2019-03-04 17:10:24 -05:00 · 2019-03-04 17:10:24 -05:00 · 11d99df977
commit 11d99df977
parent a59f84b446
3 changed files with 302 additions and 14 deletions
--- a/rltorch/agents/REINFORCEAgent.py
+++ b/rltorch/agents/REINFORCEAgent.py
@ -13,26 +13,33 @@ class REINFORCEAgent:
    self.target_net = target_net
    self.logger = logger

-  def _discount_rewards(self, rewards):
-    discounted_rewards = torch.zeros_like(rewards)
-    running_add = 0
-    for t in reversed(range(len(rewards))):
-      running_add = running_add * self.config['discount_rate'] + rewards[t]
-      discounted_rewards[t] = running_add
-
-    # Normalize rewards
-    discounted_rewards = (discounted_rewards - discounted_rewards.mean()) / (discounted_rewards.std() + np.finfo('float').eps)
-    return discounted_rewards
+  # Shaped rewards implements three improvements to REINFORCE
+  # 1) Discounted rewards, future rewards matter less than current
+  # 2) Baselines: We use the mean reward to see if the current reward is advantageous or not
+  # 3) Causality: Your current actions do not affect your past. Only the present and future.
+  def _shape_rewards(self, rewards):
+    shaped_rewards = torch.zeros_like(rewards)
+    baseline = rewards.mean()
+    for i in range(len(rewards)):
+      gammas = torch.cumprod(torch.tensor(self.config['discount_rate']).repeat(len(rewards) - i), dim = 0)
+      advantages = rewards[i:] - baseline
+      shaped_rewards[i] = (gammas * advantages).sum()
+    return shaped_rewards
  
  def learn(self):
    episode_batch = self.memory.recall()
    state_batch, action_batch, reward_batch, next_state_batch, done_batch, log_prob_batch = zip(*episode_batch)

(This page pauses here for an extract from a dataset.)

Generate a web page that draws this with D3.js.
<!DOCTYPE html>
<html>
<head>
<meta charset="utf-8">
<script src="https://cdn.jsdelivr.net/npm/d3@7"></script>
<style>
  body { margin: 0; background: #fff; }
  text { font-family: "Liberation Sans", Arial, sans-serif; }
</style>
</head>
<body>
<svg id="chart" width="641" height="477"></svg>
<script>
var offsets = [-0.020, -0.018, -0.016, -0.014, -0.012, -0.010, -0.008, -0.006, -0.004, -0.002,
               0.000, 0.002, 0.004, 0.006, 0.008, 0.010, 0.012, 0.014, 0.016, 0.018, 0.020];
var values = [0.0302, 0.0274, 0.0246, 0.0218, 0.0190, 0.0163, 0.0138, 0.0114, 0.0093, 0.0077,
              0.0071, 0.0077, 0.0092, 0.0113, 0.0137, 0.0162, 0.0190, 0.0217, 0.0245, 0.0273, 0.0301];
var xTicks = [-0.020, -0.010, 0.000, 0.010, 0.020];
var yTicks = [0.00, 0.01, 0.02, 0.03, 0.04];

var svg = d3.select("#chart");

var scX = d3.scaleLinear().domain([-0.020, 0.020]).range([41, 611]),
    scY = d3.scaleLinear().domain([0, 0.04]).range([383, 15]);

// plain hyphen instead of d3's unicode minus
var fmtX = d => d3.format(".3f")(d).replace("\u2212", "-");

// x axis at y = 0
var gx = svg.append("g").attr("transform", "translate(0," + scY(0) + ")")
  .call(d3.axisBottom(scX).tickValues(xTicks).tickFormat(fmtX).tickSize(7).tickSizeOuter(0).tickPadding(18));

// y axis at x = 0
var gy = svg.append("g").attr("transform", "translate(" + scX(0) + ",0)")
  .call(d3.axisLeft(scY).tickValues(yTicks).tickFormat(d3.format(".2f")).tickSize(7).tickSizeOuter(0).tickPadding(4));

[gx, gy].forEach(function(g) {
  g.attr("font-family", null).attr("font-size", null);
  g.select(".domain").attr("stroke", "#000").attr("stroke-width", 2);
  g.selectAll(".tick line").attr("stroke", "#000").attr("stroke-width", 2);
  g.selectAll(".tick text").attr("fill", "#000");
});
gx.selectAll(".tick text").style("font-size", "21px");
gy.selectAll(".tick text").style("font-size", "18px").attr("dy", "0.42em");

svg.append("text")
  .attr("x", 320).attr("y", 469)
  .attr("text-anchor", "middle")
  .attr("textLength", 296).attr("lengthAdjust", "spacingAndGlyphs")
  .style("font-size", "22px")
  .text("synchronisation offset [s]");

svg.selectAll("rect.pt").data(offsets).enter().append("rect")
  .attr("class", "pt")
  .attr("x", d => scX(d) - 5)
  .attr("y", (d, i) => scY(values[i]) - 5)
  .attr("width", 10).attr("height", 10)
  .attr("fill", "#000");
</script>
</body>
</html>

-    discount_reward_batch = self._discount_rewards(torch.tensor(reward_batch))
+    # Caluclate discounted rewards to place more importance to recent rewards
+    shaped_reward_batch = self._shape_rewards(torch.tensor(reward_batch))
+
+    # Scale discounted rewards to have variance 1 (stabalizes training)
+    shaped_reward_batch = shaped_reward_batch / (shaped_reward_batch.std() + np.finfo('float').eps)
+
    log_prob_batch = torch.cat(log_prob_batch)

-    policy_loss = (-log_prob_batch * discount_reward_batch).sum()
-    
+    policy_loss = (-log_prob_batch * shaped_reward_batch).sum()
+
    if self.logger is not None:
            self.logger.append("Loss", policy_loss.item())

@ -47,5 +54,5 @@ class REINFORCEAgent:
      else:
        self.target_net.sync()

-    # Memory is irrelevant for future training
+    # Memory under the old policy is not needed for future training
    self.memory.clear()